I know, I know - I need to do something with this trough, but it still doesn't feel like it is really my trough to mess around with - even after over seven years.

Meanwhile, Foxgloves (Digitalis purpurea) and I go back a long way.  My first memory is as a child and dad stopping the car to warn a man who was picking them at the edge of a wood that they were poisonous.  Maybe that should have frightened me but I was just in awe of those majestic plants that towered over me.

Dad still sees them as weeds, while for me they are still one of my favourite flowers.  Amongst the first plants I bought there hasn't been a year since when I haven't raised a good many from seed or delighted in letting them sow themselves around where they will.

And if I am lucky, they can still sometimes be plants that I have to look up to.

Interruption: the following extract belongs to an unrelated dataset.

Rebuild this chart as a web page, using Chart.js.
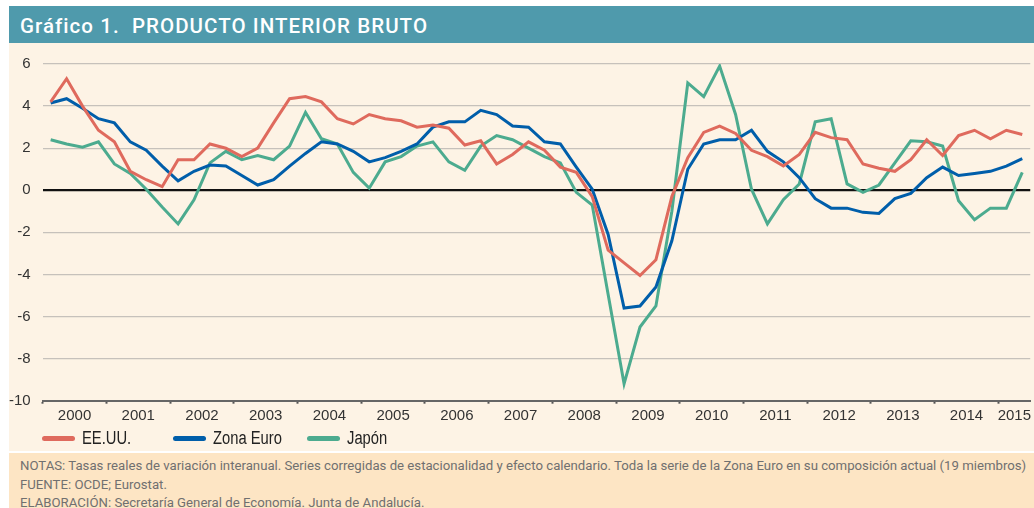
<!DOCTYPE html>
<html lang="es">
<head>
<meta charset="utf-8">
<title>Gráfico 1. Producto interior bruto</title>
<script src="https://cdn.jsdelivr.net/npm/chart.js@4.4.1/dist/chart.umd.min.js"></script>
<style>
  html, body { margin: 0; padding: 0; background: #fff; }
  body { width: 1034px; height: 508px; overflow: hidden; position: relative; }
  #fig { position: absolute; left: 9px; top: 6px; width: 1025px; }
  #head {
    height: 37px; line-height: 40px; background: #4f9aac; color: #fff;
    font-family: Roboto, "Noto Sans", sans-serif; font-size: 20.5px; font-weight: 500;
    letter-spacing: 1.05px; padding-left: 11px; white-space: pre; box-sizing: border-box;
  }
  #plot { position: relative; height: 408px; background: #fdf3e5; }
  #plot canvas { position: absolute; left: 0; top: 0; }
  .leg { position: absolute; top: 384px; height: 22px; line-height: 22px;
    font-family: "Liberation Sans", Arial, sans-serif;
    font-size: 18px; color: #222; white-space: nowrap; }
  .leg i { display: inline-block; width: 33px; height: 5px; border-radius: 3px;
    vertical-align: middle; margin-right: 7px; position: relative; top: -1px; }
  .leg span { display: inline-block; transform: scaleX(0.82); transform-origin: 0 50%; }
  #notes {
    margin-top: 2px; height: 55px; background: #fde5c4; color: #707070;
    font-family: Roboto, "Noto Sans", sans-serif; font-size: 13.2px;
    line-height: 18.5px; padding: 4px 0 0 11px; box-sizing: border-box; white-space: nowrap;
  }
</style>
</head>
<body>
<div id="fig">
  <div id="head">Gráfico 1.  PRODUCTO INTERIOR BRUTO</div>
  <div id="plot">
    <canvas id="pibChart" width="1025" height="387"></canvas>
    <div class="leg" style="left:33px"><i style="background:#df6a5d"></i><span>EE.UU.</span></div>
    <div class="leg" style="left:164px"><i style="background:#005eaa"></i><span>Zona Euro</span></div>
    <div class="leg" style="left:298px"><i style="background:#4cab8f"></i><span>Japón</span></div>
  </div>
  <div id="notes">
    NOTAS: Tasas reales de variación interanual. Series corregidas de estacionalidad y efecto calendario. Toda la serie de la Zona Euro en su composición actual (19 miembros)<br>
    FUENTE: OCDE; Eurostat.<br>
    ELABORACIÓN: Secretaría General de Economía. Junta de Andalucía.
  </div>
</div>

<script>
// años del eje X (datos trimestrales 2000 T1 - 2015 T2)
const years = ['2000', '2001', '2002', '2003', '2004', '2005', '2006', '2007',
               '2008', '2009', '2010', '2011', '2012', '2013', '2014', '2015'];
const quarters = years.flatMap(y => ['T1', 'T2', 'T3', 'T4'].map(q => y + ' ' + q)).slice(0, 62);

// tasas de variación interanual (%)
const eeuu = [
  4.2, 5.3, 4.0, 2.85, 2.3, 0.9, 0.5, 0.17, 1.45, 1.45,
  2.2, 2.0, 1.6, 2.0, 3.2, 4.35, 4.45, 4.2, 3.4, 3.15,
  3.6, 3.4, 3.3, 3.0, 3.1, 2.95, 2.15, 2.35, 1.25, 1.7,
  2.3, 1.9, 1.1, 0.85, -0.3, -2.85, -3.45, -4.05, -3.3, -0.3,
  1.55, 2.75, 3.05, 2.7, 1.9, 1.6, 1.15, 1.7, 2.75, 2.5,
  2.4, 1.25, 1.05, 0.9, 1.45, 2.4, 1.65, 2.6, 2.85, 2.45,
  2.85, 2.65
];
const zonaEuro = [
  4.15, 4.35, 3.9, 3.4, 3.2, 2.3, 1.9, 1.15, 0.45, 0.9,
  1.2, 1.15, 0.7, 0.25, 0.5, 1.15, 1.75, 2.3, 2.2, 1.85,
  1.35, 1.55, 1.85, 2.2, 3.0, 3.25, 3.25, 3.8, 3.6, 3.05,
  3.0, 2.3, 2.2, 1.1, 0.05, -2.1, -5.6, -5.5, -4.6, -2.4,
  1.0, 2.2, 2.4, 2.4, 2.85, 1.85, 1.35, 0.6, -0.4, -0.85,
  -0.85, -1.05, -1.1, -0.4, -0.15, 0.6, 1.1, 0.7, 0.8, 0.9,
  1.15, 1.5
];
const japon = [
  2.4, 2.2, 2.05, 2.3, 1.25, 0.8, 0.05, -0.8, -1.6, -0.45,
  1.3, 1.85, 1.45, 1.65, 1.45, 2.1, 3.7, 2.45, 2.2, 0.85,
  0.1, 1.35, 1.6, 2.1, 2.3, 1.35, 0.95, 2.1, 2.6, 2.4,
  2.0, 1.6, 1.3, -0.1, -0.7, -4.95, -9.2, -6.5, -5.5, -1.0,
  5.1, 4.45, 5.9, 3.6, 0.05, -1.6, -0.45, 0.3, 3.25, 3.4,
  0.3, -0.1, 0.25, 1.3, 2.35, 2.3, 2.1, -0.5, -1.4, -0.85,
  -0.85, 0.85
];

const yTicks = [6, 4, 2, 0, -2, -4, -6, -8, -10];

const tickFont = { family: '"Liberation Sans", Arial, sans-serif', size: 15 };

function toPoints(serie) {
  return serie.map((v, i) => ({ x: i, y: v }));
}

// marcas en el límite de cada año y etiquetas en el centro
const yearBounds = years.map((y, i) => i * 4 - 0.5);
const yearCenters = years.map((y, i) => (i === years.length - 1 ? i * 4 + 0.5 : i * 4 + 1.5));

function isBound(v) { return yearBounds.includes(v); }

const ctx = document.getElementById('pibChart').getContext('2d');
new Chart(ctx, {
  type: 'line',
  data: {
    datasets: [
      { label: 'EE.UU.', data: toPoints(eeuu), borderColor: '#df6a5d' },
      { label: 'Zona Euro', data: toPoints(zonaEuro), borderColor: '#005eaa' },
      { label: 'Japón', data: toPoints(japon), borderColor: '#4cab8f' }
    ]
  },
  options: {
    responsive: false,
    animation: false,
    devicePixelRatio: 1,
    layout: { padding: { top: 16, right: 0, bottom: 2.3, left: 0 } },
    elements: {
      line: { borderWidth: 3, tension: 0, fill: false },
      point: { radius: 0 }
    },
    plugins: { legend: { display: false }, tooltip: { enabled: false } },
    scales: {
      x: {
        type: 'linear',
        min: -0.5,
        max: quarters.length - 0.5,
        afterBuildTicks: axis => {
          axis.ticks = yearBounds.concat(yearCenters).sort((a, b) => a - b).map(v => ({ value: v }));
        },
        ticks: {
          autoSkip: false,
          maxRotation: 0,
          padding: 3,
          color: '#333',
          font: tickFont,
          callback: (v) => isBound(v) ? '' : years[yearCenters.indexOf(v)]
        },
        grid: {
          drawOnChartArea: false,
          tickLength: 3,
          tickWidth: 2,
          tickColor: c => (c.tick && isBound(c.tick.value)) ? '#555' : 'rgba(0,0,0,0)'
        },
        border: { display: true, color: '#666', width: 2 }
      },
      y: {
        min: -10,
        max: 6,
        afterBuildTicks: axis => { axis.ticks = yTicks.map(v => ({ value: v })); },
        afterFit: s => { s.width = 33.7; },
        ticks: { padding: 12, color: '#333', font: tickFont },
        grid: {
          drawTicks: false,
          color: c => c.tick.value === 0 ? '#111' : (c.tick.value === -10 ? '#666' : '#c6c1bb'),
          lineWidth: c => c.tick.value === 0 ? 2.2 : (c.tick.value === -10 ? 2 : 1.3)
        },
        border: { display: false }
      }
    }
  }
});
</script>
</body>
</html>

I could go on but I won't, for these are my own memories and are probably of very little interest to anyone else.  But just to prove I have not completely given up on the present here are some pictures of the Crocuses in flower in my garden today:
Crocus chrysanthus 'Flower Record'
Then under the Cherry Tree:
Crocus x cultorum 'Pickwick'

Under the Sycamore:
Crocus tommasinianus 'Barr's Purple'

Beside the Yew, Spiraea and Elder:
Crocus chrysanthus - assorted species.
And in a container in a picture determined to stay on its side is a load of yellow Crocus which were given to me a couple of years ago by a rather quirky work colleague and friend:


I haven't posted anything this year until now - mostly because life has been getting in the way of the back garden, which is rather odd as, for me, my back garden is where life is.  Maybe one day I'll get back there, but in the meantime its memories will have to do.